Self-inquiry, the beginners way, is the way both Ramana and Robert Adams
taught, which is to ask the question “who am I?” And silently wait for an answer. Or, if your mind gets distracted by thoughts
or anything else, the method requires that you ask who is it that got
distracted, or better, who is it that is witnessing these thoughts?
This method turns your attention, your awareness, away from things in the
external world, and even away from things in your “external” mind, and focuses
it deeper toward your subjective witness, towards the watcher, feeler, and
listener, and takes you ever backwards into emptiness.
However, it is quite easy to get lost in that emptiness, into that empty
space of internal lighted consciousness, and dwell there for long periods of
time, into that blank emptiness.
Therefore, in the past I have urged people to instead of looking for who
I am inside, to instead “feel” inside for your own source, the ultimate
witness. But by feeling, something very
different happens than by looking. By
feeling, by being carefully attentive towards the “human” essence within, one's
“felt sense of being,, one begins to feel internal energies, which if pursued,
develops into a sense of presence. By
sense of presence, I mean within yourself you find your energy body, your
energy being, prana, Shakti within you, within and around your body. And at some point this explodes within you as
something miraculous, stupendous, totally remarkable, and seemingly as the
divine within you, as God.

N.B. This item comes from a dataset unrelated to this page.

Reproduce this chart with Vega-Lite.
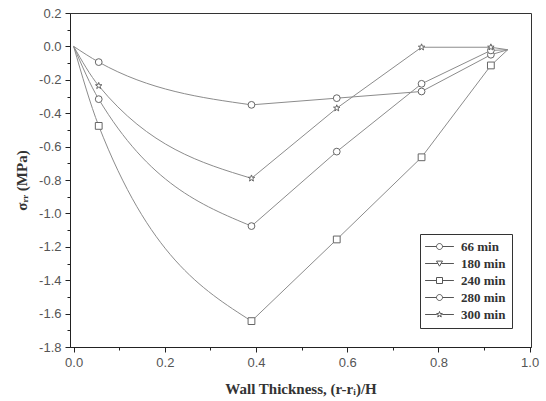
{
  "$schema": "https://vega.github.io/schema/vega-lite/v6.json",
  "autosize": {"type": "none"},
  "width": 461,
  "height": 334,
  "padding": {"left": 70, "top": 13, "right": 15, "bottom": 54},
  "background": "white",
  "config": {
    "view": {"stroke": "#333", "strokeWidth": 1},
    "axis": {
      "grid": false,
      "domainColor": "#222",
      "tickColor": "#222",
      "labelColor": "#555",
      "labelFont": "Liberation Sans",
      "labelFontSize": 13,
      "titleFont": "Liberation Serif",
      "titleFontWeight": "bold",
      "titleFontSize": 15,
      "titleColor": "#333"
    }
  },
  "data": {
    "values": [
      {"series": "66 min", "x": 0, "y": 0},
      {"series": "66 min", "x": 0.055, "y": -0.094},
      {"series": "66 min", "x": 0.39, "y": -0.35},
      {"series": "66 min", "x": 0.577, "y": -0.31},
      {"series": "66 min", "x": 0.763, "y": -0.27},
      {"series": "66 min", "x": 0.915, "y": -0.05},
      {"series": "66 min", "x": 0.952, "y": -0.02},
      {"series": "240 min", "x": 0, "y": 0},
      {"series": "240 min", "x": 0.055, "y": -0.476},
      {"series": "240 min", "x": 0.39, "y": -1.645},
      {"series": "240 min", "x": 0.577, "y": -1.156},
      {"series": "240 min", "x": 0.763, "y": -0.664},
      {"series": "240 min", "x": 0.915, "y": -0.114},
      {"series": "240 min", "x": 0.952, "y": -0.02},
      {"series": "280 min", "x": 0, "y": 0},
      {"series": "280 min", "x": 0.055, "y": -0.316},
      {"series": "280 min", "x": 0.39, "y": -1.076},
      {"series": "280 min", "x": 0.577, "y": -0.63},
      {"series": "280 min", "x": 0.763, "y": -0.224},
      {"series": "280 min", "x": 0.915, "y": -0.024},
      {"series": "280 min", "x": 0.952, "y": -0.02},
      {"series": "300 min", "x": 0, "y": 0},
      {"series": "300 min", "x": 0.055, "y": -0.236},
      {"series": "300 min", "x": 0.39, "y": -0.79},
      {"series": "300 min", "x": 0.577, "y": -0.37},
      {"series": "300 min", "x": 0.763, "y": -0.005},
      {"series": "300 min", "x": 0.915, "y": -0.005},
      {"series": "300 min", "x": 0.952, "y": -0.02}
    ]
  },
  "encoding": {
    "x": {
      "field": "x", "type": "quantitative",
      "scale": {"domain": [-0.008, 1.003], "nice": false, "zero": false},
      "axis": {
        "title": "Wall Thickness, (r-rᵢ)/H",
        "values": [0, 0.1, 0.2, 0.3, 0.4, 0.5, 0.6, 0.7, 0.8, 0.9, 1.0],
        "labelExpr": "abs(round(datum.value*10)) % 2 == 0 ? replace(format(datum.value, '.1f'), '−', '-') : ''",
        "tickSize": {"condition": {"test": "abs(round(datum.value*10)) % 2 == 0", "value": 5}, "value": 3},
        "labelPadding": 4,
        "titlePadding": 12
      }
    },
    "y": {
      "field": "y", "type": "quantitative",
      "scale": {"domain": [-1.8, 0.2], "nice": false, "zero": false},
      "axis": {
        "title": "σᵣᵣ (MPa)",
        "values": [-1.8, -1.7, -1.6, -1.5, -1.4, -1.3, -1.2, -1.1, -1.0, -0.9, -0.8, -0.7, -0.6, -0.5, -0.4, -0.3, -0.2, -0.1, 0, 0.1, 0.2],
        "labelExpr": "abs(round(datum.value*10)) % 2 == 0 ? replace(format(datum.value, '.1f'), '−', '-') : ''",
        "tickSize": {"condition": {"test": "abs(round(datum.value*10)) % 2 == 0", "value": 5}, "value": 3},
        "labelPadding": 4,
        "titlePadding": 9
      }
    }
  },
  "layer": [
    {
      "transform": [{"filter": "datum.x <= 0.4"}],
      "mark": {"type": "line", "interpolate": "monotone", "color": "#8c8c8c", "strokeWidth": 1},
      "encoding": {"detail": {"field": "series"}, "order": {"field": "x"}}
    },
    {
      "transform": [{"filter": "datum.x >= 0.39"}],
      "mark": {"type": "line", "interpolate": "linear", "color": "#8c8c8c", "strokeWidth": 1},
      "encoding": {"detail": {"field": "series"}, "order": {"field": "x"}}
    },
    {
      "transform": [{"filter": "datum.x > 0.01 && datum.x < 0.94"}],
      "mark": {"type": "point", "filled": true, "fill": "white", "stroke": "#666", "strokeWidth": 1, "size": 46, "opacity": 1},
      "encoding": {
        "shape": {
          "field": "series", "type": "nominal",
          "scale": {
            "domain": ["66 min", "180 min", "240 min", "280 min", "300 min"],
            "range": ["circle", "triangle-down", "square", "circle", "M0,-1L0.235,-0.324L0.951,-0.309L0.38,0.124L0.588,0.809L0,0.4L-0.588,0.809L-0.38,0.124L-0.951,-0.309L-0.235,-0.324Z"]
          },
          "legend": null
        }
      }
    },
    {
      "transform": [{"filter": "datum.x < -5"}],
      "mark": {"type": "point", "filled": false, "stroke": "#555", "strokeWidth": 1, "size": 36},
      "encoding": {
        "shape": {
          "field": "series", "type": "nominal",
          "scale": {
            "domain": ["66 min", "180 min", "240 min", "280 min", "300 min"],
            "range": [
              "M-4.8,0H-1M1,0H4.8M1,0A1,1,0,1,1,-1,0A1,1,0,1,1,1,0",
              "M-4.8,0H-0.55M0.55,0H4.8M-1,-0.8L1,-0.8L0,0.9Z",
              "M-4.8,0H-1M1,0H4.8M-1,-1H1V1H-1Z",
              "M-4.8,0H-1M1,0H4.8M1,0A1,1,0,1,1,-1,0A1,1,0,1,1,1,0",
              "M-4.8,0H-0.9M0.9,0H4.8M0,-1L0.235,-0.324L0.951,-0.309L0.38,0.124L0.588,0.809L0,0.4L-0.588,0.809L-0.38,0.124L-0.951,-0.309L-0.235,-0.324Z"
            ]
          },
          "legend": {
            "title": null,
            "orient": "bottom-right",
            "offset": 19,
            "strokeColor": "#333",
            "fillColor": "white",
            "padding": 6,
            "symbolOffset": 7,
            "symbolSize": 36,
            "symbolOpacity": 1,
            "symbolStrokeColor": "#555",
            "symbolStrokeWidth": 1,
            "labelOffset": 15,
            "labelFont": "Liberation Serif",
            "labelFontWeight": "bold",
            "labelFontSize": 13,
            "labelColor": "#333",
            "rowPadding": 3
          }
        }
      }
    }
  ],
  "resolve": {"scale": {"shape": "independent"}}
}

One might call
this the felt sense of your being as opposed to the witness, this Atman, the
incarnated, localized, God within you and it each of us.
I was very surprised yesterday while reading I am that by Nisargadatta Maharaj,
page 254 the following incredible speaking:
Maharaj: Coming back to the idea of having been born. You are stuck with what your parents told
you: all about conception, pregnancy and birth, infant, child, youngster, teenager,
and so on. Now, divest yourself of the
idea that you are the body with the help of the contrary idea that you are not
the body. This too is also an idea, no
doubt; treat it like something to be abandoned when it’s work is done. The idea that I am not the body gives reality
to the body, when in fact, there is no such thing as a body; it is but a state
of mind. You can have as many bodies and
as diverse as you like; just remember steadily what you want and reject the
incompatible’s.
If you have a body, you must have a soul.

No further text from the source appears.